• DATA PROVIDED:
....

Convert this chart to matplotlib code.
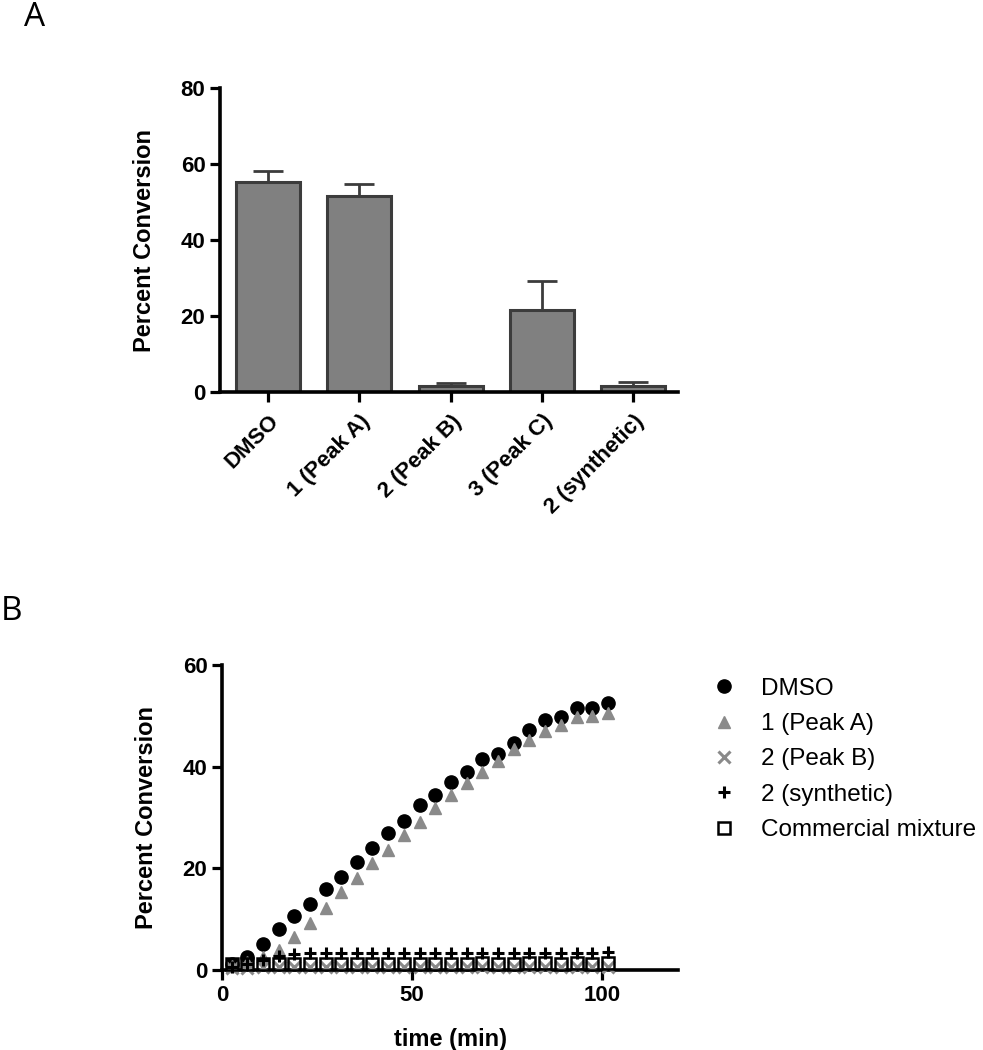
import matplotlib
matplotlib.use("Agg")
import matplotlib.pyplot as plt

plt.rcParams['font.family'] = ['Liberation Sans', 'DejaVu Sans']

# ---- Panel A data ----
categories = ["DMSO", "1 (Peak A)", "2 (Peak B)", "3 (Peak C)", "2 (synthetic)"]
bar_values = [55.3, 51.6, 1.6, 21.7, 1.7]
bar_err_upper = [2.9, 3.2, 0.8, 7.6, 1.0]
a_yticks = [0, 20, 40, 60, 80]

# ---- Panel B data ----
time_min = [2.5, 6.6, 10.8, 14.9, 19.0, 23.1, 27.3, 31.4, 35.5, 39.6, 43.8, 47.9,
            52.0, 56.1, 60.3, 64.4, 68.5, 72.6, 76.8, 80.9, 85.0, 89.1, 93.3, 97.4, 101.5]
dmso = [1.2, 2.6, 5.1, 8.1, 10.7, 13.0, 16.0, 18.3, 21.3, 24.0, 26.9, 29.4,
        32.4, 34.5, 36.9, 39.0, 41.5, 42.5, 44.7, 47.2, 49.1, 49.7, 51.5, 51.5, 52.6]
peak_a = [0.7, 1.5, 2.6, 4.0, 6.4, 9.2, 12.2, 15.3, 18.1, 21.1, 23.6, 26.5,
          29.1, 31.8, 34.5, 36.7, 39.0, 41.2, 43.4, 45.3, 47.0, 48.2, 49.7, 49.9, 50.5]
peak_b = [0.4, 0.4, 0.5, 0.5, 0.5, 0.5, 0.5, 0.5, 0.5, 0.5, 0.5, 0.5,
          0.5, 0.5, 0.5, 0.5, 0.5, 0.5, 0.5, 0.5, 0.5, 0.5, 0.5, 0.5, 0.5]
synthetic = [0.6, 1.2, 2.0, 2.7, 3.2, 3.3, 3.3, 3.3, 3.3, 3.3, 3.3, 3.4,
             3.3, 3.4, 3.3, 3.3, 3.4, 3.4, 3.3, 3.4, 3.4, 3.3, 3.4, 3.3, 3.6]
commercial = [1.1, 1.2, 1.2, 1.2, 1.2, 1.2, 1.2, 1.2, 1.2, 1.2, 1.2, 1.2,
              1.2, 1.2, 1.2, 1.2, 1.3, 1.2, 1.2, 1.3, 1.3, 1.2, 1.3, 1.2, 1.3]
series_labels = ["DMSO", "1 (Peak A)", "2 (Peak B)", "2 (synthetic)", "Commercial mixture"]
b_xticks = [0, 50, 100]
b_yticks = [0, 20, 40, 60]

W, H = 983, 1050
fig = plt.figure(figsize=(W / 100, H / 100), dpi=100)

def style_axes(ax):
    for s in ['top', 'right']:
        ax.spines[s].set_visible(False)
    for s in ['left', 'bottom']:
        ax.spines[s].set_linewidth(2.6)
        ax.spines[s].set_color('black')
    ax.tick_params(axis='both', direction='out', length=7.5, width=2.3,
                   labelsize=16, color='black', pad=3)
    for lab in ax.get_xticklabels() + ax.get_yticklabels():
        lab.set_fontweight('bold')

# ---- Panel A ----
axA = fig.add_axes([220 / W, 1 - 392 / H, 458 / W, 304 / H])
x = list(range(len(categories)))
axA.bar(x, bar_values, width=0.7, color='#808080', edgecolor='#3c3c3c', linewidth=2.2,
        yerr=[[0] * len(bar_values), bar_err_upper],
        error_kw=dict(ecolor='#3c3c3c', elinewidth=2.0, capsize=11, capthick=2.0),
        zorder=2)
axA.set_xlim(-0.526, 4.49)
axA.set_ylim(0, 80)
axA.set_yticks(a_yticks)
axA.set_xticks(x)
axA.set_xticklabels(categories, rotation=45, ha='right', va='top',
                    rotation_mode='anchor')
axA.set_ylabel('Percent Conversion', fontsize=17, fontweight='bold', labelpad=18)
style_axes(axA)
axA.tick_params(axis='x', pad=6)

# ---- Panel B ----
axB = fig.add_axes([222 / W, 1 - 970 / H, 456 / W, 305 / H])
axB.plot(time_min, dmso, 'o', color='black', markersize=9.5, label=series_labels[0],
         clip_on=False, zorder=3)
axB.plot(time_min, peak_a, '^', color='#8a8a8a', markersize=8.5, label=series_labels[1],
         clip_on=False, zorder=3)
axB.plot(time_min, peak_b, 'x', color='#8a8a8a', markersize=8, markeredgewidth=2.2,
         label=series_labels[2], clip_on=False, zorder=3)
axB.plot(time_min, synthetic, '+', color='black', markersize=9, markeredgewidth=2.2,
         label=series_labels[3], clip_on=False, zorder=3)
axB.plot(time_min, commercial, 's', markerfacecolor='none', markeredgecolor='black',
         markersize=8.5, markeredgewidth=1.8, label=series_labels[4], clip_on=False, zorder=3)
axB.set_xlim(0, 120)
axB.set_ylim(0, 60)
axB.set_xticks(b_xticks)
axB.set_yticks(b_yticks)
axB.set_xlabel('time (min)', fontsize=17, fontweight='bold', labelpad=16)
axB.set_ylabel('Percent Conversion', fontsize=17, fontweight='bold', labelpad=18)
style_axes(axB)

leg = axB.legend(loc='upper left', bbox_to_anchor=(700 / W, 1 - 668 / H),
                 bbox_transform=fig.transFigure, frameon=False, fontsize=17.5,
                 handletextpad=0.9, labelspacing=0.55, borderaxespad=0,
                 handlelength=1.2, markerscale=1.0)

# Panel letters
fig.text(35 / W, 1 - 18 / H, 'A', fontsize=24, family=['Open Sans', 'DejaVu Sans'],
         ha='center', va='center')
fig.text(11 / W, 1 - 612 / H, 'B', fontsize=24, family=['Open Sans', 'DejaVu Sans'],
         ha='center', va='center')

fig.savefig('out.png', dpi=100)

....

• WHAT THIS TASK INVOLVES: Repeat, word for word and with no pictures, only the lines running from the beginning of the data to the line that contains "plt.rcParams['font.family'] = ['Liberation".

• SOLUTION:
Convert this chart to matplotlib code.
import matplotlib
matplotlib.use("Agg")
import matplotlib.pyplot as plt

plt.rcParams['font.family'] = ['Liberation Sans', 'DejaVu Sans']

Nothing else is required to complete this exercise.